Suite à la lecture de « Comment tout peut s'effondrer : Petit manuel de collapsologie à l'usage des générations présentes » j'ai enfin fait le deuil de l'avenir que j'avais imaginé depuis bien longtemps pour moi-même et mes proches (cf. ma critique). Il me fallait donc un sacré remontant…
Deux options : la cuite ou le culte. Etant plus proche actuellement de la modération que de la consommation d'expédients en tout genre, je m'oriente vers quelques recommandations Babéliennes pour trouver la perle rare qui allait me donner un coup de fouet… au sens figuré !
Clac et déclic ! Un livre avec ses critiques clivantes, attire mon attention, et miracle, il m'attend dans ma PAL. J'ai choisi mon flacon d'ivresse. Ca sera «
La conjuration des imbéciles » de
John Kennedy Toole avec un personnage hors-norme, rabelaisien et ubuesque comme je les adore.
Ignatius Reilly, personnage égocentrique et hypocondriaque obsédé par son pylore, est une sorte de Diogène reclus chez sa mère. Avec sa grande culture médiévale il réinvente un monde, en réaction à celui dans lequel il vit et qu'il déteste par-dessus tout en dénonçant la « décadence » des moeurs américaines. Ses interactions saugrenues ou maladroites avec ses congénères quand il daigne aller travailler ou sortir de la maison de sa mère se concluent à chaque fois par des catastrophes et des réactions en chaîne.
Est-ce que ça en fait un roman plein d'humour irrésistible comme annoncé ? Eh bien non ! Je n'ai pas ri de tous ces imbroglios en cascade. Mes zygomatiques sont restés bien sages et ont clairement fait place à une irritation de plus en plus présente face au comportement d'Ignatius. Ce n'est pas un personnage naïf qui prête à sourire mais bien un personnage réactionnaire, égocentrique qui n'agit que pour son propre intérêt.
Est-ce que cela en fait une satire sociale et politique de l'Amérique des années 60 ? Eh bien non ! Ignatius n'est pas ce Don Quichotte américain annoncé, naïf et drôle qui critique et analyse la société dans laquelle il vit. Ignatius reste pour moi un réactionnaire, misogyne, raciste, homophobe dont la lâcheté devant les conséquences de ses actes est son seul moteur de survie jusqu'à la toute dernière page.
Je suis un lecteur obstiné et malgré tout j'ai failli abandonner au bout de 150 pages. La découverte du personnage, le style particulier de l'écriture, le cadre narratif ont laissé place à de l'agacement contre le personnage et finalement contre l'auteur.

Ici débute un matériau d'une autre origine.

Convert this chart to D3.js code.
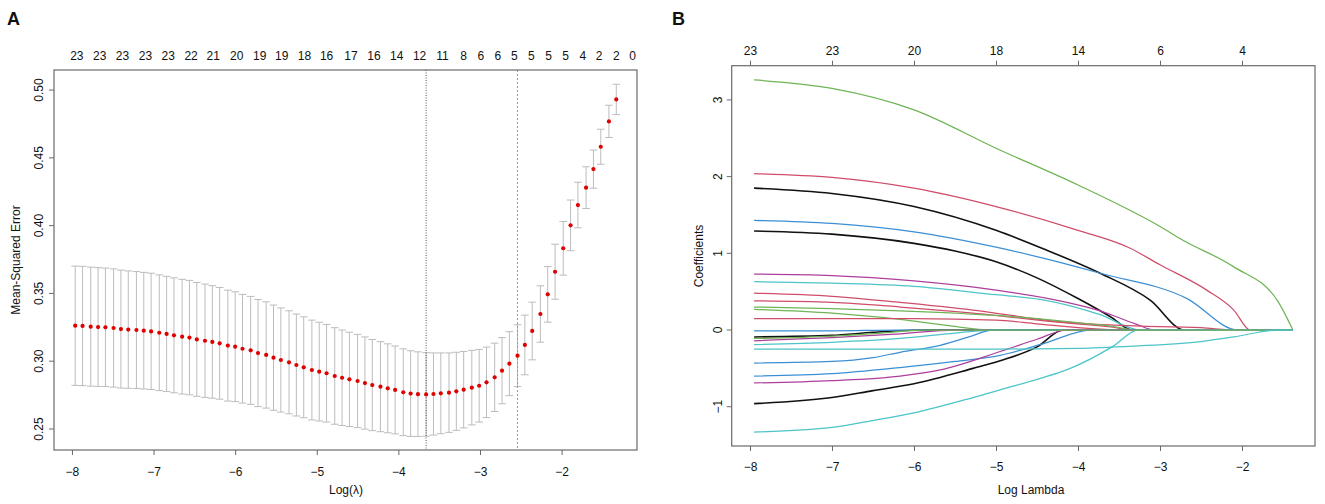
<!DOCTYPE html>
<html><head><meta charset="utf-8">
<script src="https://cdn.jsdelivr.net/npm/d3@7"></script>
<style>
body{margin:0;background:#fff}
svg{display:block}
text{font-family:"Liberation Sans",Arial,Helvetica,sans-serif;fill:#111}
</style>
</head><body>
<svg id="c" width="1325" height="504"></svg>
<script>
// ---------- Panel A data (cross-validation curve) ----------
const logLambda = [-7.96,-7.87,-7.77,-7.68,-7.59,-7.49,-7.40,-7.31,-7.21,-7.12,
  -7.03,-6.93,-6.84,-6.75,-6.65,-6.56,-6.47,-6.37,-6.28,-6.19,
  -6.09,-6.00,-5.91,-5.81,-5.72,-5.62,-5.53,-5.44,-5.34,-5.25,
  -5.16,-5.06,-4.97,-4.88,-4.78,-4.69,-4.60,-4.50,-4.41,-4.32,
  -4.22,-4.13,-4.04,-3.94,-3.85,-3.76,-3.66,-3.57,-3.48,-3.38,
  -3.29,-3.20,-3.10,-3.01,-2.92,-2.82,-2.73,-2.64,-2.54,-2.45,
  -2.36,-2.26,-2.17,-2.08,-1.98,-1.89,-1.80,-1.70,-1.61,-1.52,-1.42,-1.33];
const cvMean = [0.3262,0.3260,0.3255,0.3252,0.3250,0.3245,0.3237,0.3233,0.3230,0.3225,
  0.3220,0.3210,0.3201,0.3191,0.3181,0.3174,0.3161,0.3151,0.3142,0.3132,
  0.3115,0.3107,0.3092,0.3080,0.3060,0.3046,0.3026,0.3009,0.2992,0.2972,
  0.2955,0.2935,0.2923,0.2911,0.2891,0.2878,0.2866,0.2854,0.2839,0.2824,
  0.2812,0.2800,0.2788,0.2771,0.2761,0.2757,0.2755,0.2758,0.2763,0.2768,
  0.2778,0.2790,0.2805,0.2819,0.2844,0.2881,0.2930,0.2982,0.3041,0.3120,
  0.3223,0.3348,0.3493,0.3660,0.3833,0.4002,0.4152,0.4280,0.4417,0.4582,0.4769,0.4931];
const cvSE = [0.0440,0.0440,0.0439,0.0438,0.0437,0.0436,0.0435,0.0433,0.0431,0.0430,
  0.0429,0.0427,0.0425,0.0424,0.0423,0.0422,0.0420,0.0418,0.0415,0.0412,
  0.0409,0.0405,0.0401,0.0398,0.0395,0.0392,0.0388,0.0384,0.0380,0.0376,
  0.0372,0.0368,0.0364,0.0360,0.0356,0.0352,0.0348,0.0344,0.0340,0.0336,
  0.0332,0.0328,0.0324,0.0320,0.0316,0.0312,0.0308,0.0303,0.0298,0.0293,
  0.0288,0.0282,0.0275,0.0268,0.0260,0.0252,0.0244,0.0236,0.0228,0.0220,
  0.0213,0.0208,0.0205,0.0203,0.0198,0.0187,0.0168,0.0154,0.0141,0.0129,0.0119,0.0112];
const lambdaMinLog = -3.66;
const lambda1seLog = -2.54;
const topLabelsA = ["23","23","23","23","23","22","21","20","19","19","18","16","17","16","14","12","11","8","6","6","5","5","5","5","4","2","2","0"];
const topLabelPosA = [-7.94,-7.66,-7.38,-7.10,-6.82,-6.54,-6.27,-5.98,-5.70,-5.43,-5.15,-4.88,-4.58,-4.30,-4.02,-3.74,-3.46,-3.20,-2.99,-2.78,-2.58,-2.37,-2.16,-1.95,-1.74,-1.54,-1.33,-1.13];
const xTicksA = [-8,-7,-6,-5,-4,-3,-2];
const yTicksA = [0.25,0.30,0.35,0.40,0.45,0.50];

// ---------- Panel B data (coefficient paths) ----------
const xTicksB = [-8,-7,-6,-5,-4,-3,-2];
const topLabelsB = ["23","23","20","18","14","6","4"];
const yTicksB = [-1,0,1,2,3];
const pathColorKeys = ["K","K","K","K","G","R","B","M","C","R","R","G","G","R","B","M","C","B","B","M","C","G","C"];
const pathPoints = [
  [[-7.95,1.85],[-7,1.78],[-6,1.61],[-5,1.30],[-4.38,1.04],[-3.73,0.74],[-3.12,0.39],[-2.7,0],[-1.38,0]],
  [[-7.95,1.29],[-7,1.25],[-6,1.13],[-5.5,1.03],[-5,0.89],[-4.5,0.68],[-4,0.41],[-3.6,0.17],[-3.34,0],[-1.38,0]],
  [[-7.95,-0.09],[-7,-0.07],[-6.5,-0.03],[-5.85,0],[-1.38,0]],
  [[-7.95,-0.96],[-7,-0.88],[-6.5,-0.79],[-6,-0.70],[-5.28,-0.50],[-4.95,-0.40],[-4.5,-0.22],[-4.18,0],[-1.38,0]],
  [[-7.95,3.26],[-7,3.15],[-6,2.87],[-5,2.37],[-4,1.89],[-3,1.35],[-2.72,1.17],[-2.11,0.83],[-1.56,0.37],[-1.38,0]],
  [[-7.95,2.04],[-7,1.99],[-6,1.85],[-5,1.61],[-4,1.30],[-3.37,1.07],[-3,0.85],[-2.43,0.52],[-2.1,0.26],[-1.9,0],[-1.38,0]],
  [[-7.95,1.43],[-7,1.39],[-6,1.28],[-5,1.08],[-4.4,0.93],[-3.73,0.74],[-2.67,0.41],[-2.05,0],[-1.38,0]],
  [[-7.95,0.73],[-7,0.71],[-6,0.64],[-5,0.52],[-4.22,0.38],[-3.73,0.25],[-3.3,0.08],[-3.06,0],[-1.38,0]],
  [[-7.95,0.63],[-7,0.61],[-6,0.57],[-5,0.46],[-4.46,0.40],[-3.73,0.2],[-3.24,0],[-1.38,0]],
  [[-7.95,0.48],[-7,0.44],[-6.17,0.36],[-5.28,0.26],[-4.22,0.11],[-3.5,0.06],[-2.5,0.03],[-2.05,0],[-1.38,0]],
  [[-7.95,0.38],[-7,0.36],[-6.17,0.30],[-5.28,0.22],[-4.22,0.10],[-3.6,0.04],[-3.3,0],[-1.38,0]],
  [[-7.95,0.30],[-7,0.28],[-6.17,0.25],[-5,0.19],[-4.22,0.12],[-3.6,0.05],[-3.27,0],[-1.38,0]],
  [[-7.95,0.27],[-7,0.22],[-6.17,0.14],[-5.6,0.06],[-5.04,0],[-1.38,0]],
  [[-7.95,0.15],[-7,0.15],[-6,0.15],[-5,0.13],[-4.5,0.08],[-4.0,0.03],[-3.5,0],[-1.38,0]],
  [[-7.95,-0.01],[-7,-0.01],[-6.2,0],[-1.38,0]],
  [[-7.95,-0.14],[-7,-0.10],[-6.17,-0.05],[-5.5,0],[-1.38,0]],
  [[-7.95,-0.19],[-7,-0.16],[-6.17,-0.11],[-5.5,-0.04],[-5.0,0],[-1.38,0]],
  [[-7.95,-0.43],[-7,-0.41],[-6.5,-0.36],[-6.17,-0.29],[-5.68,-0.2],[-5.3,-0.08],[-5.05,0],[-1.38,0]],
  [[-7.95,-0.60],[-7,-0.57],[-6.17,-0.49],[-5.5,-0.41],[-4.95,-0.33],[-4.4,-0.17],[-3.85,0],[-1.38,0]],
  [[-7.95,-0.69],[-7,-0.66],[-6.17,-0.60],[-5.68,-0.52],[-4.95,-0.28],[-4.5,-0.12],[-4.14,0],[-1.38,0]],
  [[-7.95,-1.33],[-7,-1.27],[-6.5,-1.18],[-6,-1.08],[-5.28,-0.88],[-4.95,-0.78],[-4.46,-0.63],[-4.14,-0.52],[-3.57,-0.21],[-3.27,0],[-1.38,0]],
  [[-7.95,-0.11],[-7,-0.08],[-6.4,-0.04],[-5.9,0],[-1.38,0]],
  [[-7.95,-0.25],[-7,-0.25],[-6,-0.25],[-5,-0.25],[-4,-0.24],[-3.33,-0.21],[-2.5,-0.15],[-2.1,-0.09],[-1.57,0],[-1.38,0]]
];

// ---------- styles ----------
const palette = {K:"#111111", R:"#cf4d69", G:"#6fb456", B:"#3d8fd4", C:"#4cc4c8", M:"#ad3f9c"};
const boxColor = "#6a6a6a";
const fontSize = 12;

const svg = d3.select("#c");

// ================= Panel A =================
const xA = d3.scaleLinear().domain([-8.22, -1.076]).range([54, 637]);
const yA = d3.scaleLinear().domain([0.2345, 0.5148]).range([450, 70]);
const gA = svg.append("g");

// error bars
const capW = 3.8;
const bars = gA.append("g").attr("stroke", "#bcbcbc").attr("stroke-width", 1).attr("fill", "none");
logLambda.forEach((L, i) => {
  const x = xA(L), yt = yA(cvMean[i] + cvSE[i]), yb = yA(cvMean[i] - cvSE[i]);
  bars.append("line").attr("x1", x).attr("x2", x).attr("y1", yt).attr("y2", yb);
  bars.append("line").attr("x1", x - capW).attr("x2", x + capW).attr("y1", yt).attr("y2", yt);
  bars.append("line").attr("x1", x - capW).attr("x2", x + capW).attr("y1", yb).attr("y2", yb);
});

// vertical dotted lines
gA.append("line").attr("x1", xA(lambdaMinLog)).attr("x2", xA(lambdaMinLog))
  .attr("y1", 70).attr("y2", 450)
  .attr("stroke", "#555").attr("stroke-width", 1).attr("stroke-dasharray", "1,1.5");
gA.append("line").attr("x1", xA(lambda1seLog)).attr("x2", xA(lambda1seLog))
  .attr("y1", 70).attr("y2", 450)
  .attr("stroke", "#9a9a9a").attr("stroke-width", 1).attr("stroke-dasharray", "2,2");

// points
gA.append("g").selectAll("circle").data(logLambda).join("circle")
  .attr("cx", d => xA(d)).attr("cy", (d, i) => yA(cvMean[i])).attr("r", 2.1)
  .attr("fill", "#e00000");

// box
gA.append("rect").attr("x", 54).attr("y", 70).attr("width", 637 - 54).attr("height", 450 - 70)
  .attr("fill", "none").attr("stroke", boxColor).attr("stroke-width", 1.2);

// bottom axis
const axA = d3.axisBottom(xA).tickValues(xTicksA).tickSize(5).tickPadding(12)
  .tickFormat(d => d3.format("d")(d));
const gxA = gA.append("g").attr("transform", "translate(0,450)").call(axA);
gxA.select(".domain").remove();
gxA.selectAll("line").attr("stroke", boxColor);
gxA.selectAll("text").attr("font-size", fontSize).attr("fill", "#111").attr("font-family", "Liberation Sans, Arial, sans-serif");

// left axis (rotated labels, R style)
yTicksA.forEach(v => {
  gA.append("line").attr("x1", 49).attr("x2", 54).attr("y1", yA(v)).attr("y2", yA(v)).attr("stroke", boxColor);
  gA.append("text").attr("transform", `translate(42.5,${yA(v)}) rotate(-90)`)
    .attr("text-anchor", "middle").attr("font-size", fontSize).text(d3.format(".2f")(v));
});

// top labels
topLabelPosA.forEach((L, i) => {
  gA.append("text").attr("x", xA(L)).attr("y", 59.5).attr("text-anchor", "middle")
    .attr("font-size", fontSize).text(topLabelsA[i]);
});

// titles
gA.append("text").attr("transform", `translate(19.5,260) rotate(-90)`).attr("text-anchor", "middle")
  .attr("font-size", fontSize).text("Mean-Squared Error");
gA.append("text").attr("x", 346).attr("y", 494).attr("text-anchor", "middle")
  .attr("font-size", fontSize).text("Log(\u03BB)");
svg.append("text").attr("x", 7).attr("y", 25).attr("font-size", 18).attr("font-weight", "bold").text("A");

// ================= Panel B =================
const xB = d3.scaleLinear().domain([-8.223, -1.110]).range([731.7, 1315]);
const yB = d3.scaleLinear().domain([-1.512, 3.446]).range([446, 65.7]);
const gB = svg.append("g");

const line = d3.line().x(d => xB(d[0])).y(d => yB(d[1])).curve(d3.curveMonotoneX);
gB.append("g").selectAll("path").data(pathPoints).join("path")
  .attr("d", d => line(d))
  .attr("fill", "none")
  .attr("stroke", (d, i) => palette[pathColorKeys[i]])
  .attr("stroke-width", (d, i) => pathColorKeys[i] === "K" ? 1.6 : 1.25);

// box
gB.append("rect").attr("x", 731.7).attr("y", 65.7).attr("width", 1315 - 731.7).attr("height", 446 - 65.7)
  .attr("fill", "none").attr("stroke", boxColor).attr("stroke-width", 1.2);

// bottom axis
const axB = d3.axisBottom(xB).tickValues(xTicksB).tickSize(5).tickPadding(11.5)
  .tickFormat(d => d3.format("d")(d));
const gxB = gB.append("g").attr("transform", "translate(0,446)").call(axB);
gxB.select(".domain").remove();
gxB.selectAll("line").attr("stroke", boxColor);
gxB.selectAll("text").attr("font-size", fontSize).attr("fill", "#111").attr("font-family", "Liberation Sans, Arial, sans-serif");

// top axis with df labels
const axBT = d3.axisTop(xB).tickValues(xTicksB).tickSize(5).tickPadding(6)
  .tickFormat((d, i) => topLabelsB[i]);
const gxBT = gB.append("g").attr("transform", "translate(0,65.7)").call(axBT);
gxBT.select(".domain").remove();
gxBT.selectAll("line").attr("stroke", boxColor);
gxBT.selectAll("text").attr("font-size", fontSize).attr("fill", "#111").attr("font-family", "Liberation Sans, Arial, sans-serif");

// left axis
yTicksB.forEach(v => {
  gB.append("line").attr("x1", 726.7).attr("x2", 731.7).attr("y1", yB(v)).attr("y2", yB(v)).attr("stroke", boxColor);
  gB.append("text").attr("transform", `translate(721.5,${yB(v)}) rotate(-90)`)
    .attr("text-anchor", "middle").attr("font-size", fontSize).text(d3.format("d")(v));
});

// titles
gB.append("text").attr("transform", `translate(702.5,256) rotate(-90)`).attr("text-anchor", "middle")
  .attr("font-size", fontSize).text("Coefficients");
gB.append("text").attr("x", 1031).attr("y", 494).attr("text-anchor", "middle")
  .attr("font-size", fontSize).text("Log Lambda");
svg.append("text").attr("x", 672).attr("y", 25).attr("font-size", 18).attr("font-weight", "bold").text("B");
</script>
</body></html>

John Kennedy Toole ne m'a jamais convaincu dans ce qu'il voulait raconter ou dénoncer si ce n'est sa propre aigreur ou amertume de ne pouvoir s'inscrire dans ce monde en pleine mutation et aux libertés nouvelles des années 60. Ignatius (auteur ?) est un inadapté de son époque.
Je suis peut-être passé au travers de ce roman mais je me joins à
la conjuration des imbéciles, Ignatius est loin d'être un génie visionnaire.
Je tiens toutefois à souligner le travail du traducteur qui n'a pas du être chose simple.
En conclusion, je n'ai pas eu ma cuite, mais j'ai bien eu la gueule de bois en fermant ce livre.